Should I move from C++ to Python? … Or another language? [closed]

Tags: linux python c++
Question!

In the company I work for, we do a lot of file-based transaction processing. The processing centers around the conversion of files between numerous formats to suit numerous systems in numerous companies.

The processing almost always involves an XML stage and can include a lot of text parsing, database lookups, data conversion and data validation.

Currently the programs performing all these tasks are written in C++ and they perform quite quickly all on one average server. I'm investigating the possibilities of using a more "modern" language that newer graduate programmers are more likely to be familiar with. (Correct memory allocation in C++ seems to causes problems with a lot of newer programmers these days)

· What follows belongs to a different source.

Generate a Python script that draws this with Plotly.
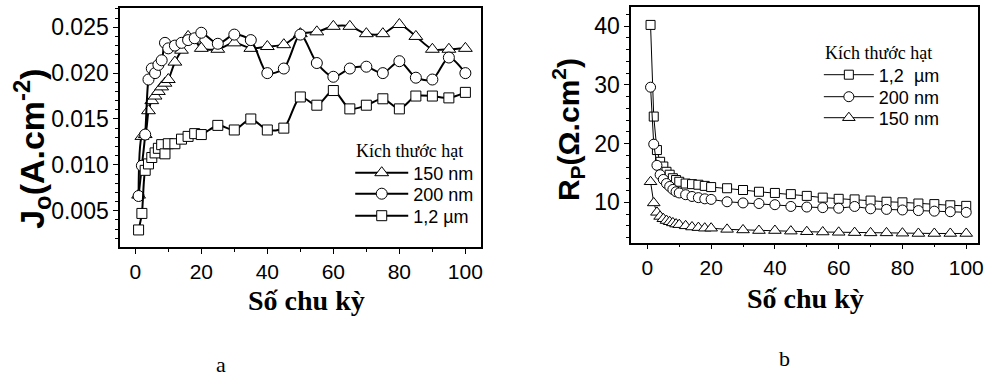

Based on the brief information provided, would a language such as python provide the required functionality and performance, as well as addressing the memory allocation (and various other C++ related) problems which arise?

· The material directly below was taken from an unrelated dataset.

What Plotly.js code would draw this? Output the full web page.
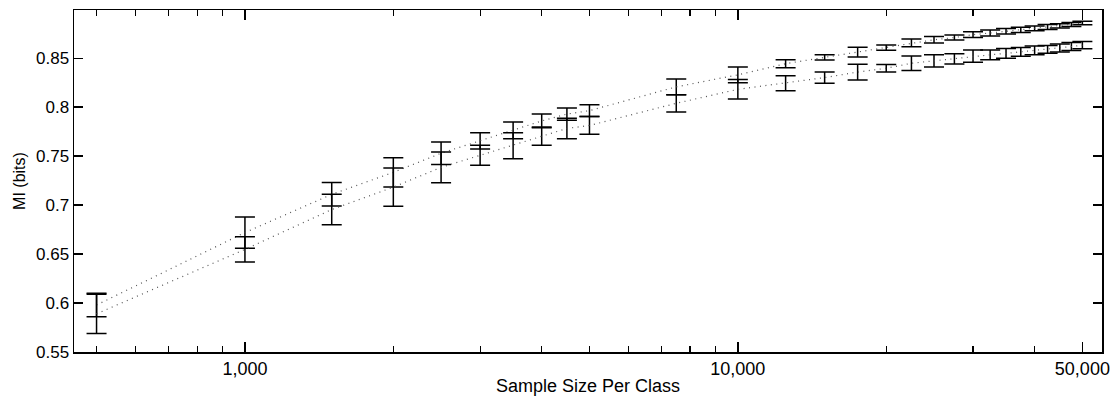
<!DOCTYPE html>
<html>
<head>
<meta charset="utf-8">
<script src="https://cdn.plot.ly/plotly-3.0.1.min.js"></script>
<style>html,body{margin:0;padding:0;background:#fff;}#chart{width:1112px;height:396px;}</style>
</head>
<body>
<div id="chart"></div>
<script>
const sampleSizes = [500, 1000, 1500, 2000, 2500, 3000, 3500, 4000, 4500, 5000, 7500, 10000, 12500, 15000, 17500, 20000, 22500, 25000, 27500, 30000, 32500, 35000, 37500, 40000, 42500, 45000, 47500, 50000];

const upperMean = [0.598, 0.672, 0.711, 0.7335, 0.753, 0.7657, 0.7764, 0.786, 0.793, 0.7965, 0.8208, 0.8331, 0.8445, 0.851, 0.8563, 0.8609, 0.8657, 0.8689, 0.8712, 0.8741, 0.8758, 0.8775, 0.879, 0.8805, 0.882, 0.883, 0.8845, 0.886];
const upperErr  = [0.012, 0.016, 0.012, 0.015, 0.0114, 0.0083, 0.0085, 0.007, 0.0063, 0.006, 0.008, 0.008, 0.0041, 0.0027, 0.005, 0.0027, 0.004, 0.0033, 0.0026, 0.003, 0.003, 0.0028, 0.0028, 0.0025, 0.0025, 0.0022, 0.002, 0.0018];

const lowerMean = [0.589, 0.6548, 0.6955, 0.7184, 0.7386, 0.7509, 0.7607, 0.7705, 0.7783, 0.7814, 0.804, 0.8183, 0.8245, 0.8303, 0.8359, 0.8398, 0.8449, 0.8474, 0.8494, 0.8522, 0.8535, 0.855, 0.8565, 0.858, 0.859, 0.8605, 0.862, 0.8633];
const lowerErr  = [0.020, 0.013, 0.0155, 0.0196, 0.0157, 0.0102, 0.0133, 0.0094, 0.0104, 0.009, 0.0088, 0.0099, 0.0077, 0.0058, 0.008, 0.0038, 0.0075, 0.0063, 0.0052, 0.0063, 0.005, 0.005, 0.0045, 0.0045, 0.004, 0.004, 0.004, 0.0037];

const xMajorTicks = [1000, 10000, 50000];
const xMajorLabels = ["1,000", "10,000", "50,000"];
const xMinorTicks = [500, 600, 700, 800, 900, 2000, 3000, 4000, 5000, 6000, 7000, 8000, 9000, 20000, 30000, 40000];
const yTicks = [0.55, 0.6, 0.65, 0.7, 0.75, 0.8, 0.85];
const yLabels = ["0.55", "0.6", "0.65", "0.7", "0.75", "0.8", "0.85"];

function series(means, errs) {
  return {
    x: sampleSizes, y: means, type: 'scatter', mode: 'lines',
    line: {color: '#555', width: 1.2, dash: '1px,4.5px'},
    error_y: {type: 'data', array: errs, visible: true, color: '#000', thickness: 1.5, width: 10},
    showlegend: false, hoverinfo: 'skip'
  };
}

const data = [series(upperMean, upperErr), series(lowerMean, lowerErr)];

const font = {family: 'Liberation Sans, Arial, sans-serif', color: '#000'};
const layout = {
  width: 1112, height: 396,
  margin: {l: 74, r: 10, t: 10, b: 44, pad: 0},
  paper_bgcolor: '#fff', plot_bgcolor: '#fff',
  font: Object.assign({size: 17}, font),
  showlegend: false,
  xaxis: {
    type: 'log', range: [Math.log10(450), Math.log10(54800)],
    tickmode: 'array', tickvals: xMajorTicks, ticktext: xMajorLabels,
    ticks: 'inside', ticklen: 10, tickwidth: 1.5, tickcolor: '#000',
    minor: {tickmode: 'array', tickvals: xMinorTicks, ticks: 'inside', ticklen: 6, tickwidth: 1.2, tickcolor: '#000', showgrid: false},
    showline: true, linecolor: '#000', linewidth: 1.5, mirror: 'ticks',
    showgrid: false, zeroline: false,
    tickfont: Object.assign({size: 18}, font),
    title: {text: 'Sample Size Per Class', font: Object.assign({size: 18}, font), standoff: 4},
    automargin: false
  },
  yaxis: {
    range: [0.55, 0.8993],
    tickmode: 'array', tickvals: yTicks, ticktext: yLabels,
    ticks: 'inside', ticklen: 9, tickwidth: 1.5, tickcolor: '#000',
    showline: true, linecolor: '#000', linewidth: 1.5, mirror: 'ticks',
    showgrid: false, zeroline: false,
    tickfont: Object.assign({size: 17}, font),
    title: {text: 'MI (bits)', font: Object.assign({size: 16}, font), standoff: 6},
    automargin: false
  }
};

Plotly.newPlot('chart', data, layout, {staticPlot: true, displayModeBar: false});
</script>
</body>
</html>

I like the idea of not needing to compile the programs each time we make a change. I understand that the interpreted languages probably wont hit the same performance we currently get.

Our systems are Linux based which also restrict some options.

Any comments on the functionality and performance available with Python or suggestions of alternative languages would be much appreciated.



Answers

Another alternative is to embed Python in your C++ program. You could keep much of your application the same, and make calls out to Python for the pieces that change often, or need the flexibility that a scripting language provides.

From the Python docs

The previous chapters discussed how to extend Python, that is, how to extend the functionality of Python by attaching a library of C functions to it. It is also possible to do it the other way around: enrich your C/C++ application by embedding Python in it. Embedding provides your application with the ability to implement some of the functionality of your application in Python rather than C or C++. This can be used for many purposes; one example would be to allow users to tailor the application to their needs by writing some scripts in Python. You can also use it yourself if some of the functionality can be written in Python more easily.



I agree with others, you should stick with C++. Switching to a non-compiled language is a step backwards. While many programmers may have trouble dealing with some of the troublesome aspects of the language (such as pointers), at least most programers have been exposed to some C++. I recommend you spend your time and money improving your codebase and programmers rather then switching languages.

As for other languages, you may want to keep your eye on GO lang. A friend of mine used it fairly extensively. It's a modern compiled language. It tends to be clear, concise, and modern. GO applications typically run at speeds comparable to those written in C++ and it interfaces well with the web. It's not very mature at this point but it looks promising.

Good Luck!



if the nature of the project you are doing allows you to even contemplate such a move, then do move (assuming that you have some clue). In many C++ projects however, your only choice is moving down one or two abstraction levels (e.g., to C or Assembly).